◆ YOUR TASK
Count how many lines contain the word "code". Please give only the number.

◆ MATERIAL TO PROCESS

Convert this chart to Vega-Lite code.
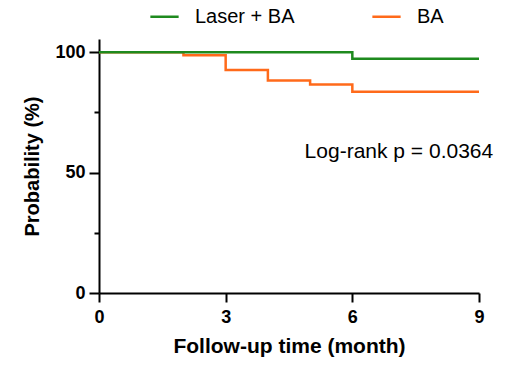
{
  "$schema": "https://vega.github.io/schema/vega-lite/v6.json",
  "width": 380,
  "height": 254,
  "autosize": "none",
  "padding": {"left": 99, "top": 39, "right": 47, "bottom": 77},
  "background": "white",
  "config": {
    "font": "Liberation Sans",
    "view": {"stroke": null}
  },
  "datasets": {
    "km": [
      {"group": "BA", "time": 0, "prob": 100},
      {"group": "BA", "time": 2, "prob": 98.7},
      {"group": "BA", "time": 3, "prob": 92.6},
      {"group": "BA", "time": 4, "prob": 88.3},
      {"group": "BA", "time": 5, "prob": 86.6},
      {"group": "BA", "time": 6, "prob": 83.6},
      {"group": "BA", "time": 9, "prob": 83.6},
      {"group": "Laser + BA", "time": 0, "prob": 100},
      {"group": "Laser + BA", "time": 6, "prob": 97.3},
      {"group": "Laser + BA", "time": 9, "prob": 97.3}
    ],
    "note": [
      {"time": 4.87, "prob": 58.6, "label": "Log-rank p = 0.0364"}
    ]
  },
  "layer": [
    {
      "data": {"name": "km"},
      "mark": {"type": "line", "interpolate": "step-after", "strokeWidth": 2.5, "clip": false},
      "encoding": {
        "x": {
          "field": "time", "type": "quantitative",
          "scale": {"domain": [0, 9], "nice": false, "zero": false},
          "axis": {
            "values": [0, 3, 6, 9], "title": "Follow-up time (month)",
            "grid": false, "domainColor": "black", "domainWidth": 2,
            "tickColor": "black", "tickWidth": 2, "tickSize": 9,
            "labelFlush": false,
            "labelFont": "Liberation Sans", "labelFontSize": 18, "labelFontWeight": "bold", "labelColor": "black",
            "labelPadding": 6,
            "titleFont": "Liberation Sans", "titleFontSize": 21, "titleFontWeight": "bold", "titleColor": "black",
            "titlePadding": 9
          }
        },
        "y": {
          "field": "prob", "type": "quantitative",
          "scale": {"domain": [0, 105.5], "nice": false},
          "axis": {
            "values": [0, 25, 50, 75, 100], "title": "Probability (%)",
            "labelExpr": "datum.value % 50 === 0 ? datum.label : ''",
            "labelFlush": false,
            "grid": false, "domainColor": "black", "domainWidth": 2,
            "tickColor": "black", "tickWidth": 2, "tickSize": 10,
            "tickDash": {"condition": {"test": "datum.value % 50 === 0", "value": []}, "value": [5, 20]},
            "labelFont": "Liberation Sans", "labelFontSize": 18, "labelFontWeight": "bold", "labelColor": "black",
            "labelPadding": 4,
            "titleFont": "Liberation Sans", "titleFontSize": 20, "titleFontWeight": "bold", "titleColor": "black",
            "titlePadding": 12
          }
        },
        "color": {
          "field": "group", "type": "nominal",
          "scale": {"domain": ["Laser + BA", "BA"], "range": ["#1e8a1e", "#ff6a1a"]},
          "legend": {
            "title": null, "orient": "none", "direction": "horizontal",
            "legendX": 50, "legendY": -38,
            "symbolType": "stroke", "symbolStrokeWidth": 2.5, "symbolSize": 800,
            "labelFont": "Liberation Sans", "labelFontSize": 20, "labelColor": "black",
            "labelOffset": 15, "columnPadding": 72
          }
        }
      }
    },
    {
      "data": {"name": "note"},
      "mark": {"type": "text", "align": "left", "baseline": "middle", "fontSize": 21, "font": "Liberation Sans", "color": "black"},
      "encoding": {
        "x": {"field": "time", "type": "quantitative"},
        "y": {"field": "prob", "type": "quantitative"},
        "text": {"field": "label"}
      }
    }
  ]
}
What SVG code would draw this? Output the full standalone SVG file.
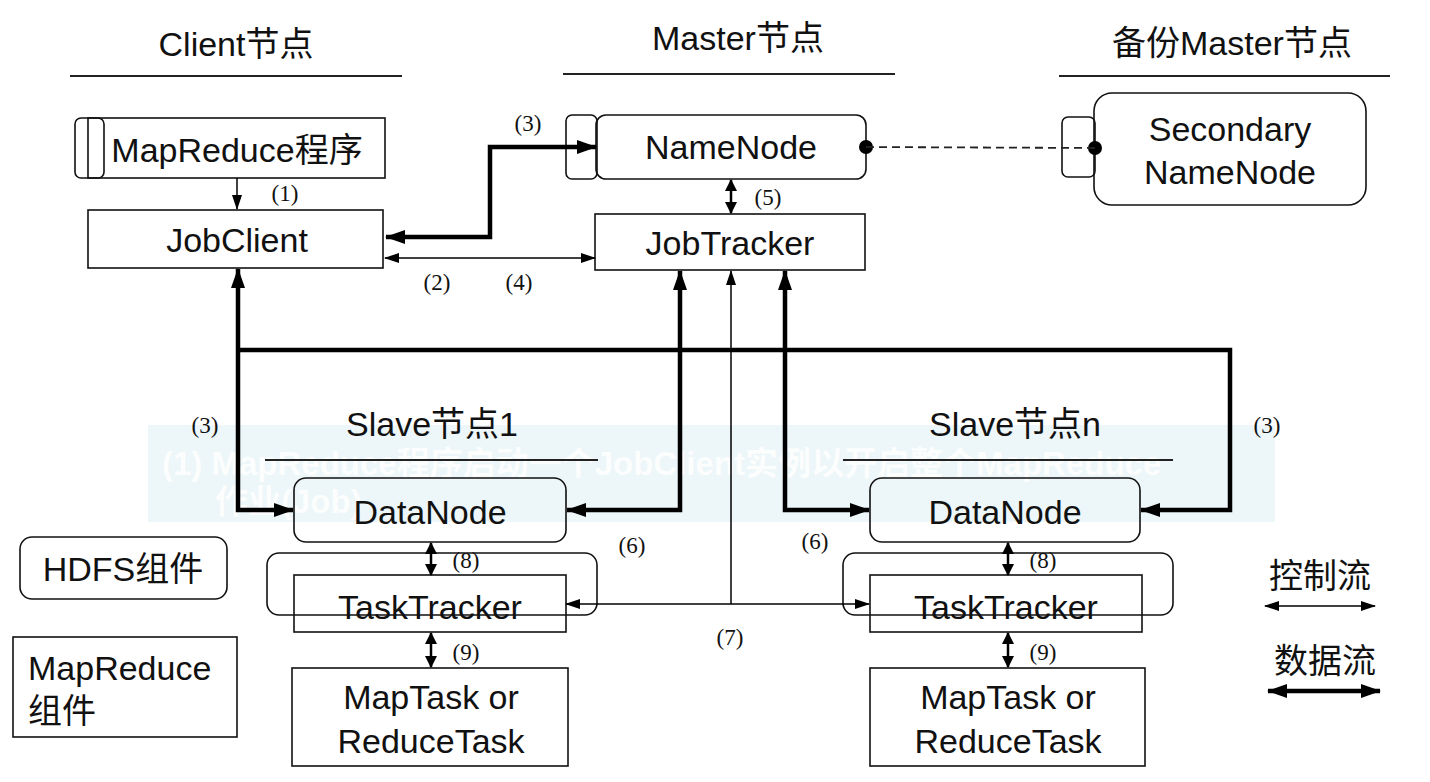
<svg xmlns="http://www.w3.org/2000/svg" width="1430" height="782" viewBox="0 0 1430 782">
<style>
.t{font-family:"Liberation Sans","Noto Sans CJK SC",sans-serif;font-size:34px;fill:#111;text-anchor:middle}
.n{font-family:"Liberation Serif","Noto Serif CJK SC",serif;font-size:23px;fill:#111;text-anchor:middle}
.box{fill:none;stroke:#111;stroke-width:1.6}
.nf{fill:none;stroke:#111;stroke-width:1.6}
.hl{stroke:#222;stroke-width:2.2}
.thick{fill:none;stroke:#000;stroke-width:4.5}
.thin{fill:none;stroke:#000;stroke-width:1.5}
.mid{fill:none;stroke:#000;stroke-width:2.5}
.band{font-family:"Liberation Sans","Noto Sans CJK SC",sans-serif;font-size:33px;font-weight:bold;fill:#fff;fill-opacity:0.85}
</style>
<defs>
<marker id="ak" markerUnits="userSpaceOnUse" markerWidth="20" markerHeight="14" refX="19" refY="7" orient="auto-start-reverse"><path d="M0,0 L20,7 L0,14 z" fill="#000"/></marker>
<marker id="an" markerUnits="userSpaceOnUse" markerWidth="15" markerHeight="10" refX="14" refY="5" orient="auto-start-reverse"><path d="M0,0 L15,5 L0,10 z" fill="#000"/></marker>
<marker id="am" markerUnits="userSpaceOnUse" markerWidth="12" markerHeight="12" refX="11" refY="6" orient="auto-start-reverse"><path d="M0,0 L12,6 L0,12 z" fill="#000"/></marker>
</defs>
<rect width="1430" height="782" fill="#fff"/>
<g id="overlay">
<rect x="148" y="425" width="1127" height="97" fill="#edf6f8"/>
<text class="band" x="162" y="475">(1) MapReduce程序启动一个JobClient实例以开启整个MapReduce</text>
<text class="band" x="215" y="513">作业(Job)</text>
</g>
<g id="headers">
<text class="t" x="236" y="56">Client节点</text>
<line class="hl" x1="70" y1="76" x2="402" y2="76"/>
<text class="t" x="738" y="50">Master节点</text>
<line class="hl" x1="563" y1="74" x2="895" y2="74"/>
<text class="t" x="1232" y="55">备份Master节点</text>
<line class="hl" x1="1059" y1="76" x2="1390" y2="76"/>
<text class="t" x="432" y="436">Slave节点1</text>
<line class="hl" x1="265" y1="460" x2="598" y2="460"/>
<text class="t" x="1015" y="436">Slave节点n</text>
<line class="hl" x1="843" y1="460" x2="1173" y2="460"/>
</g>
<g id="mapreduce-program">
<rect class="box" x="75" y="118" width="29" height="60" rx="6"/>
<rect class="nf" x="88" y="118" width="297" height="60"/>
<text class="t" x="237" y="162">MapReduce程序</text>
</g>
<g id="jobclient">
<rect class="nf" x="88" y="210" width="295" height="58"/>
<text class="t" x="237" y="252">JobClient</text>
</g>
<g id="namenode">
<rect class="box" x="566" y="115" width="31" height="64" rx="6"/>
<rect class="nf" x="596" y="115" width="270" height="64" rx="10"/>
<circle cx="866" cy="147" r="7" fill="#000"/>
<text class="t" x="731" y="159">NameNode</text>
</g>
<g id="jobtracker">
<rect class="nf" x="595" y="214" width="270" height="56"/>
<text class="t" x="730" y="255">JobTracker</text>
</g>
<g id="secondary-namenode">
<rect class="box" x="1062" y="117" width="33" height="60" rx="6"/>
<rect class="nf" x="1094" y="93" width="272" height="112" rx="18"/>
<circle cx="1095" cy="148" r="7" fill="#000"/>
<text class="t" x="1230" y="141">Secondary</text>
<text class="t" x="1230" y="184">NameNode</text>
</g>
<g id="slave1">
<rect class="nf" x="294" y="478" width="272" height="64" rx="12"/>
<text class="t" x="430" y="524">DataNode</text>
<rect class="nf" x="294" y="575" width="272" height="57"/>
<rect class="nf" x="267" y="553" width="330" height="62" rx="12"/>
<text class="t" x="430" y="619">TaskTracker</text>
<rect class="nf" x="292" y="668" width="276" height="98"/>
<text class="t" x="431" y="709">MapTask or</text>
<text class="t" x="431" y="753">ReduceTask</text>
</g>
<g id="slaven">
<rect class="nf" x="870" y="478" width="270" height="64" rx="12"/>
<text class="t" x="1005" y="524">DataNode</text>
<rect class="nf" x="870" y="575" width="272" height="57"/>
<rect class="nf" x="843" y="553" width="330" height="62" rx="12"/>
<text class="t" x="1006" y="619">TaskTracker</text>
<rect class="nf" x="870" y="668" width="275" height="98"/>
<text class="t" x="1008" y="709">MapTask or</text>
<text class="t" x="1008" y="753">ReduceTask</text>
</g>
<g id="legend">
<rect class="nf" x="20" y="537" width="207" height="62" rx="12"/>
<text class="t" x="123" y="581">HDFS组件</text>
<rect class="nf" x="13" y="637" width="224" height="100"/>
<text class="t" x="28" y="680" style="text-anchor:start">MapReduce</text>
<text class="t" x="28" y="723" style="text-anchor:start">组件</text>
<text class="t" x="1320" y="588">控制流</text>
<path class="thin" d="M1265,606 L1375,606" marker-start="url(#an)" marker-end="url(#an)"/>
<text class="t" x="1325" y="673">数据流</text>
<path class="thick" d="M1268,691 L1380,691" marker-start="url(#ak)" marker-end="url(#ak)"/>
</g>
<g id="connectors">
<path class="thin" d="M237,178 L237,209" marker-end="url(#an)"/>
<path class="thick" d="M596,147 L490,147 L490,237 L386,237" marker-start="url(#ak)" marker-end="url(#ak)"/>
<path class="thin" d="M385,258 L595,258" marker-start="url(#an)" marker-end="url(#an)"/>
<path class="mid" d="M731,180 L731,213" marker-start="url(#am)" marker-end="url(#am)"/>
<line x1="866" y1="147" x2="1095" y2="148" stroke="#222" stroke-width="1.8" stroke-dasharray="8,5"/>
<path class="thick" d="M238,269 L238,510 L293,510" marker-start="url(#ak)" marker-end="url(#ak)"/>
<path class="thick" d="M238,350 L1230,350 L1230,510 L1141,510" marker-end="url(#ak)"/>
<path class="thick" d="M680,271 L680,510 L567,510" marker-start="url(#ak)" marker-end="url(#ak)"/>
<path class="thick" d="M785,271 L785,510 L869,510" marker-start="url(#ak)" marker-end="url(#ak)"/>
<path class="thin" d="M731,271 L731,604" marker-start="url(#an)"/>
<path class="thin" d="M566,604 L869,604" marker-start="url(#an)" marker-end="url(#an)"/>
<path class="mid" d="M431,543 L431,575" marker-start="url(#am)" marker-end="url(#am)"/>
<path class="mid" d="M431,633 L431,667" marker-start="url(#am)" marker-end="url(#am)"/>
<path class="mid" d="M1008,543 L1008,575" marker-start="url(#am)" marker-end="url(#am)"/>
<path class="mid" d="M1008,633 L1008,667" marker-start="url(#am)" marker-end="url(#am)"/>
<text class="n" x="285" y="201">(1)</text>
<text class="n" x="528" y="131">(3)</text>
<text class="n" x="437" y="290">(2)</text>
<text class="n" x="519" y="290">(4)</text>
<text class="n" x="768" y="205">(5)</text>
<text class="n" x="205" y="433">(3)</text>
<text class="n" x="1267" y="433">(3)</text>
<text class="n" x="632" y="553">(6)</text>
<text class="n" x="815" y="549">(6)</text>
<text class="n" x="466" y="568">(8)</text>
<text class="n" x="1043" y="568">(8)</text>
<text class="n" x="730" y="645">(7)</text>
<text class="n" x="466" y="660">(9)</text>
<text class="n" x="1043" y="660">(9)</text>
</g>
</svg>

◆ REPLY
2